GRB Entertainment’s Gary R. Benz, president and CEO, and Liz Levenson, the director of international sales and acquisitions, speak with TV Real about factual programming trends and the company’s future plans.
Since 1986, Los Angeles-based GRB Entertainment, founded by President and CEO Gary R. Benz, has been producing and distributing a catalogue that includes unscripted and documentary programming. Lately, demand for this brand of factual content, particularly true crime, has reached a new high. “Documentaries are back in a very powerful way,” says Liz Levenson, GRB’s director of international sales and acquisitions.
“We’re always looking for, pitching and producing unscripted shows,” adds Benz. “We’ve always taken on documentaries, but they’ve recently hit a new height in terms of interest. Now, the younger audience is after something very authentic that speaks to them,” and documentaries can fill that need.
In the documentary space, true-crime has rushed to the forefront and is commanding a great deal of attention. “The true-crime space has always been strong, but we’re seeing a resurgence like never before,” says Levenson. “Between Making a Murderer on Netflix and The Jinx [on HBO], everybody’s talking about true-crime documentaries.”
Benz points out that “Crime programming has been a mainstay of scripted television forever, with Dick Wolf having a big piece of that market cornered. But honestly, you can’t make up stories that are better than reality. Now the audience is able to plug into real stories that are happening in real time, and it’s very captivating.”
GRB is capitalizing on viewers’ thirst for this type of programming with true-crime documentaries such as Nelson Serrano: I’m Innocent, which follows the story of an Ecuadorian citizen who was accused of murder in Florida in 1997. Levenson explains that Serrano “was sentenced to death for the crime, and is on death row currently awaiting execution, though he has maintained his innocence from the very beginning.”
In a similar vein, GRB’s portfolio also features the series On The Case with Paula Zahn.

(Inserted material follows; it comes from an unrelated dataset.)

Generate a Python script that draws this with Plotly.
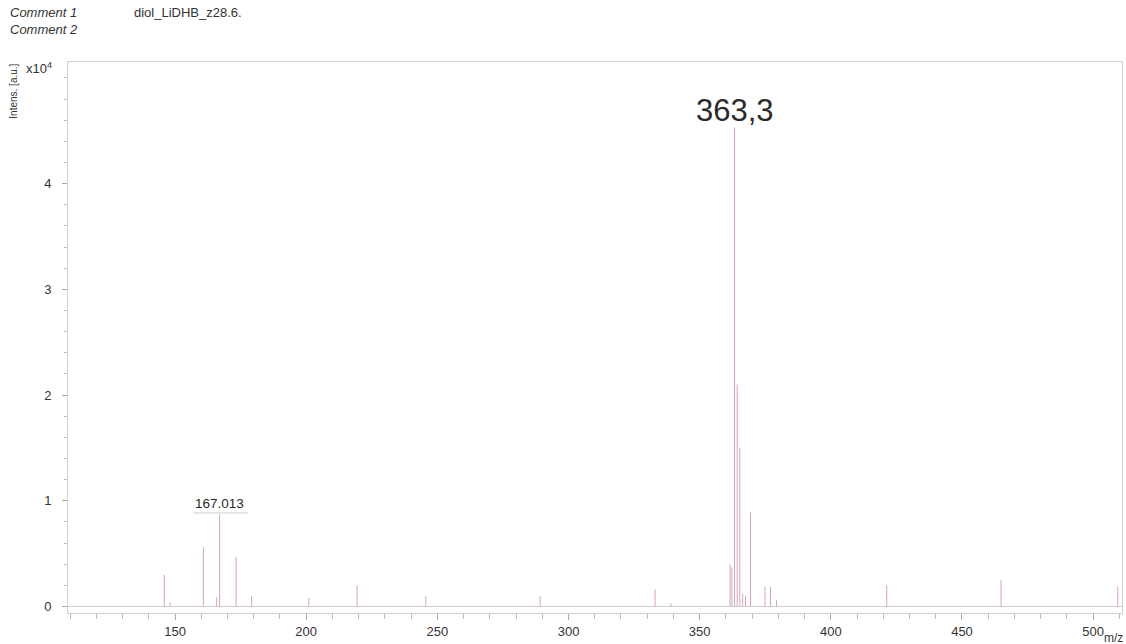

This long-running program “has the same kind of elements as Nelson Serrano: I’m Innocent,” Levenson says.
True-crime documentaries resonate with viewers because they deal with “a very relatable subject and the stakes are always high,” Levenson notes. “There’s something about the procedural element [with a title] like Nelson Serrano: I’m Innocent, where all of a sudden as a viewer, you’re in this position as judge and jury. All of the facts are presented to you, and everybody thinks that they’re the one that’ll solve the crime, so there is this immersive experience, and that [makes this type of programming] very interesting.”
Documentaries occupy such a commanding presence in the factual space that the company is looking to dedicate a new division to this genre. Benz explains, “One of the things we’re interested in embarking on now is setting up a part of GRB that is a documentary label.” Therefore, Levenson notes, “We are looking to collaborate on, produce and acquire documentaries.”
From an acquisition standpoint, Levenson explains, “When we’re looking for programming, we’re looking for something that’s going to rise above and have a very distinct tone, style and target audience. There is so much competition in the marketplace and there are so many shows that it’s not enough for a program to be OK, it has to be great to shine through.”
She adds that the company is also interested in “getting involved in projects earlier so we can help potentially shape them for the international market and make them as sellable as possible.”
Moving forward, GRB is looking to expand its library of digital content. “What is so exciting [about digital] is that programming doesn’t have to be any particular length,” Benz notes. “It can be five minutes, ten minutes, 20 minutes, short-form, long-form—you’re no longer confined to having to do shows with commercial breaks, so that unleashes new creativity and voices.”
“From a sales perspective, platforms are changing more rapidly than ever before,” Levenson says. “We’re looking forward to seeing where things go and developing new ways of structuring deals and business models in order to take advantage of digital platforms when they’re available.”